1. Cool Off in the Bath or Shower
The first order of business is to bring your skin's temperature down. A cool bath or shower does exactly that and calms the burning sensation almost immediately. Keep the water cool rather than ice cold, and resist the urge to blast it on full pressure unless you want your shower to feel like a tourture chamber. When you get out, pat yourself dry with a towel instead of rubbing, since your skin is tender and in no mood to be provoked.
2. Reach for a Cold Compress
For a smaller patch, reach for a cold compress. Soak a clean washcloth in cool water, wring it out and lay it over the sore spot for 10 or 15 minutes. Skip the bare ice pack, because answering a burn with frostbite is just asking for a second injury. For extra calm, brew some chamomile tea, cool it completely and soak the cloth in that instead, though sit this one out if pollen and plants tend to set off your allergies.
3. Slather On the Aloe Vera
Aloe vera is the reigning champ of sunburn relief. The gel cools on contact and helps soothe the inflammation without leaving your skin greasy. Reach for pure aloe gel rather than anything loaded with fragrance or dye. Upgrade your treatment by stashing it in the fridge first. Cold aloe on a hot burn is the kind of relief that makes you gasp in a good way.
4. Lock In Moisture
Sunburned skin is thirsty skin, and keeping it moisturized helps ease the inevitable peeling event scheduled for a few days later. Reach for a plain, fragrance-free moisturizer that has aloe or soy and steer clear of heavy perfumes and dyes that can irritate. Like the aloe, a spin in the refrigerator turns an ordinary moisturizer into a cooling little mercy.
5. Take an Oatmeal Bath
Oatmeal in the tub sounds like a breakfast gone wrong, but colloidal oatmeal is a soothing soak. It helps calm both the itch and the inflammation that come with a burn on the mend. Add it to cool water and settle in for a gentle soak. Don’t scrub, and pat dry when you climb out so you keep all that soothing goodness on your skin.
6. Try a Baking Soda Soak
If soaking in oatmeal isn't your jam, try baking soda instead (turns out it's not just for absorbing fridge odors and building volcano science projects). A modest scoop dissolved in a cool bath can help take the edge off sunburned skin. About two ounces stirred into the water is plenty for a 10-minute soak. As is the theme here, keep the water cool and go easy on yourself getting out.
7. Up Your Water Intake
The sneaky thing about a sunburn is that it pulls fluid up toward the surface of your skin, which can leave the rest of you running low and headed toward dehydration. So keep a glass of water within arm's reach and sip steadily for a few days.
Your skin is basically a tiny construction site right now, and hydration is what keeps the repair crew from walking off the job.

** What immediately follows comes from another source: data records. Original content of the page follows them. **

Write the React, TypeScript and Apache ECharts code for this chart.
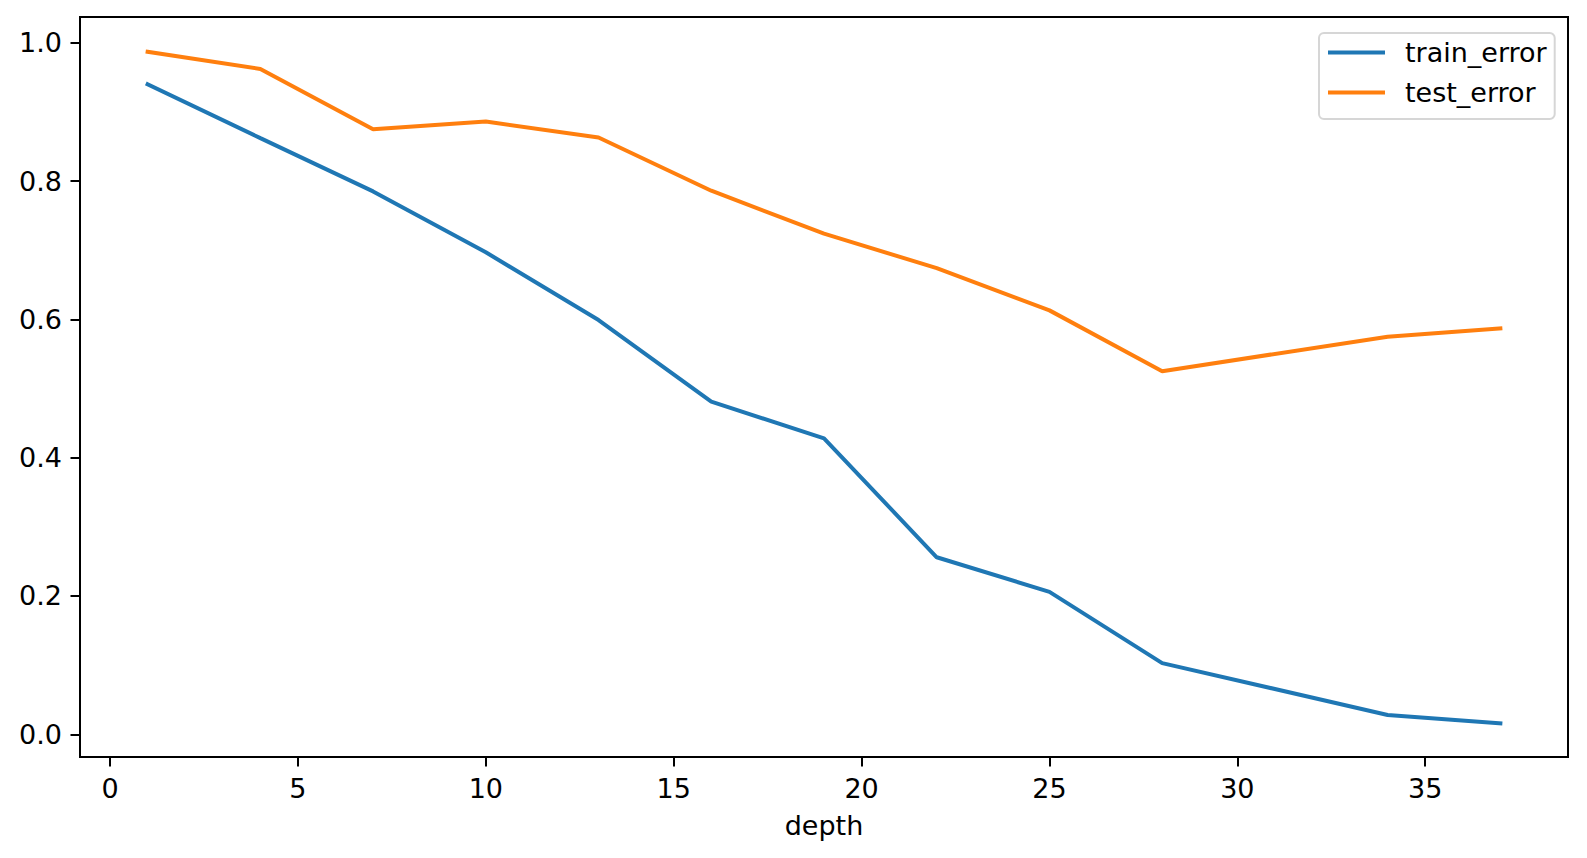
import React, { useEffect, useRef } from "react";
import * as echarts from "echarts";

const depth = [1, 4, 7, 10, 13, 16, 19, 22, 25, 28, 34, 37];
const trainError = [0.940, 0.862, 0.785, 0.697, 0.599, 0.481, 0.428, 0.256, 0.206, 0.103, 0.028, 0.016];
const testError = [0.987, 0.962, 0.875, 0.886, 0.863, 0.786, 0.724, 0.674, 0.613, 0.525, 0.575, 0.587];
const xTicks = [0, 5, 10, 15, 20, 25, 30, 35];
const yTicks = [0, 0.2, 0.4, 0.6, 0.8, 1.0];
const seriesNames = ["train_error", "test_error"];

const FONT = "DejaVu Sans";
const FS = 27;

export default function App() {
  const ref = useRef<HTMLDivElement>(null);
  useEffect(() => {
    if (!ref.current) return;
    const chart = echarts.init(ref.current, null, { renderer: "svg" });
    const toPairs = (ys: number[]) => depth.map((x, i) => [x, ys[i]]);
    chart.setOption({
      animation: false,
      backgroundColor: "#ffffff",
      textStyle: { fontFamily: FONT, color: "#000" },
      grid: {
        left: 80,
        top: 17,
        width: 1488,
        height: 740,
        show: true,
        borderColor: "#000",
        borderWidth: 2,
        backgroundColor: "transparent",
      },
      legend: {
        show: true,
        orient: "vertical",
        left: 1319,
        top: 33,
        padding: [6, 8, 13, 9],
        itemGap: 13,
        itemWidth: 57,
        itemHeight: 4,
        icon: "rect",
        selectedMode: false,
        backgroundColor: "rgba(255,255,255,0.8)",
        borderColor: "#d6d6d6",
        borderWidth: 2,
        borderRadius: 5,
        data: seriesNames,
        formatter: (name: string) => `{a|${name}}`,
        textStyle: {
          fontFamily: FONT,
          fontSize: FS,
          color: "#000",
          rich: {
            a: { fontFamily: FONT, fontSize: FS, color: "#000", lineHeight: 30, padding: [0, 0, 0, 15] },
          },
        },
      },
      xAxis: {
        type: "value",
        min: -0.8,
        max: 38.8,
        name: "depth",
        nameLocation: "middle",
        nameGap: 55,
        nameTextStyle: { fontFamily: FONT, fontSize: FS, color: "#000" },
        axisLine: { show: true, onZero: false, lineStyle: { color: "#000", width: 2 } },
        axisTick: { show: true, length: 9.5, lineStyle: { color: "#000", width: 2 }, customValues: xTicks },
        axisLabel: {
          show: true,
          margin: 18,
          fontFamily: FONT,
          fontSize: FS,
          color: "#000",
          customValues: xTicks,
          formatter: (v: number) => String(v),
        },
        splitLine: { show: false },
      },
      yAxis: {
        type: "value",
        min: -0.0328,
        max: 1.0372,
        axisLine: { show: true, onZero: false, lineStyle: { color: "#000", width: 2 } },
        axisTick: { show: true, length: 9.5, lineStyle: { color: "#000", width: 2 }, customValues: yTicks },
        axisLabel: {
          show: true,
          margin: 18,
          fontFamily: FONT,
          fontSize: FS,
          color: "#000",
          customValues: yTicks,
          formatter: (v: number) => v.toFixed(1),
        },
        splitLine: { show: false },
      },
      series: [
        {
          name: seriesNames[0],
          type: "line",
          data: toPairs(trainError),
          symbol: "none",
          color: "#1f77b4",
          lineStyle: { color: "#1f77b4", width: 4, cap: "square" },
        },
        {
          name: seriesNames[1],
          type: "line",
          data: toPairs(testError),
          symbol: "none",
          color: "#ff7f0e",
          lineStyle: { color: "#ff7f0e", width: 4, cap: "square" },
        },
      ],
    });
    return () => chart.dispose();
  }, []);
  return (
    <div
      ref={ref}
      style={{ position: "fixed", left: 0, top: 0, width: 1587, height: 858, background: "#fff" }}
    />
  );
}
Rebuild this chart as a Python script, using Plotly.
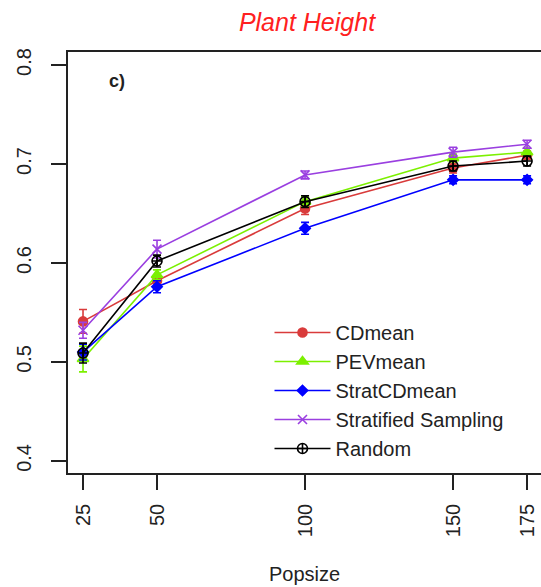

8. Dress in Loose, Breathable Clothing
Raw skin and a tight waistband get along about as well as a popcorn ceiling and a balloon. Loose, breathable clothing gives your burn room to breathe and heal. Natural fibers like cotton and bamboo are gentlest against tender skin, so save the skinny jeans for a day when sitting down doesn’t qualify as a stunt.
9. Dab On Hydrocortisone Cream
If your burn has graduated from sore to itchy, a one percent hydrocortisone cream is your peacekeeper. Any drugstore has it, and it goes straight after the inflammation stoking the itch. A thin layer on the cranky spot a few times a day does the trick. Just keep your hands off, since scratching slows the healing and rolls out the welcome mat for infection.